Here’s why. The agency needs an easement from the state Department of Conservation & Recreation, which controls parkland along the Charles, to extend the proposed pipe to the river. For that reason, the project needs what’s known as “Article 97” approval, a legislative process governing transactions involving conservation properties. Because a two-thirds vote is required, the bill will have to be passed in a formal session, when roll call votes can be taken. Time runs out next year for roll call votes at the end of July.
Representative Michael Moran, whose district includes much of Allston, says it could be extremely difficult to get the legislation passed by July 31, given the issue’s complexity. Moran is waiting until after Boston Water and Sewer holds another meeting in January to solicit the public’s input before he begins to draft the bill.
Some Article 97 bills are straightforward land conveyances. Not this one. Moran wants to hear from his constituents about the kind of mitigation language he should include in the bill, before he even files it. He has his own ideas: Ideally, he says, at least a portion of any money raised should be used to beautify and preserve the riverfront area.
Complicating matters: the Charles River Watershed Association has its own concerns. Pallavi Kalia Mande, the group’s director of watershed resilience, worries that even a big pipe could still be prone to failure. She would like to see a more holistic approach, perhaps by adding more greenspace to an area that has almost none now. Then there’s the impact on the river: Boston Water and Sewer says it has directed Harvard to include a sediment removal device in the pipeline system but Mande says a pipe this large is still bound to have an impact on the river’s ecology.

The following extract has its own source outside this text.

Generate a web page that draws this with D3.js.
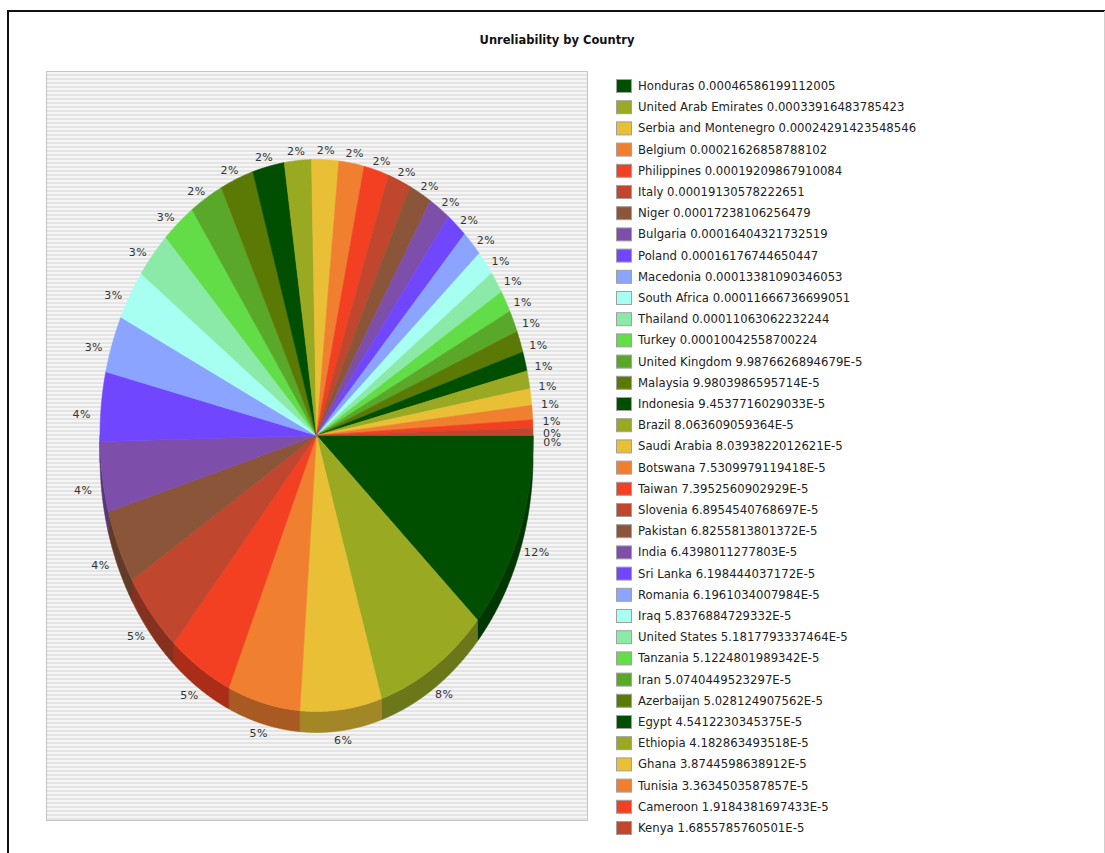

The pipeline discussions come as Harvard gets close to picking a developer for the first, 14-acre section of its Enterprise Research Campus project, along Western Avenue. Harvard recently narrowed the bidders to three development teams and aims to pick a winner by the end of the year. The new pipe would serve that site and other Harvard land between Western Avenue and Cambridge Street, but not the massive Beacon Park Yard area that Harvard also plans to eventually develop, southeast of Cambridge Street.
Officials with Boston Water and Sewer and Harvard declined to say how much this pipe would cost or how much would be funded by Harvard. All Harvard officials would say about that issue is that they’re “fully committed” to the project. Expect the price tag to be in the millions, at least.
But the benefits to Harvard and Allston could be substantial: More than 170 acres could be served by the new pipe, including hundreds of homes. Rainwater in much of the existing neighborhood flows through a three-foot pipe that winds its way under the business school. It’s simply not big enough for the people who live there now, let alone for what Harvard has planned.
Moran recognizes the need for the pipe, but also views this is an unusual opportunity for the neighborhood to have a say in this area’s future. He’s not about to waste it.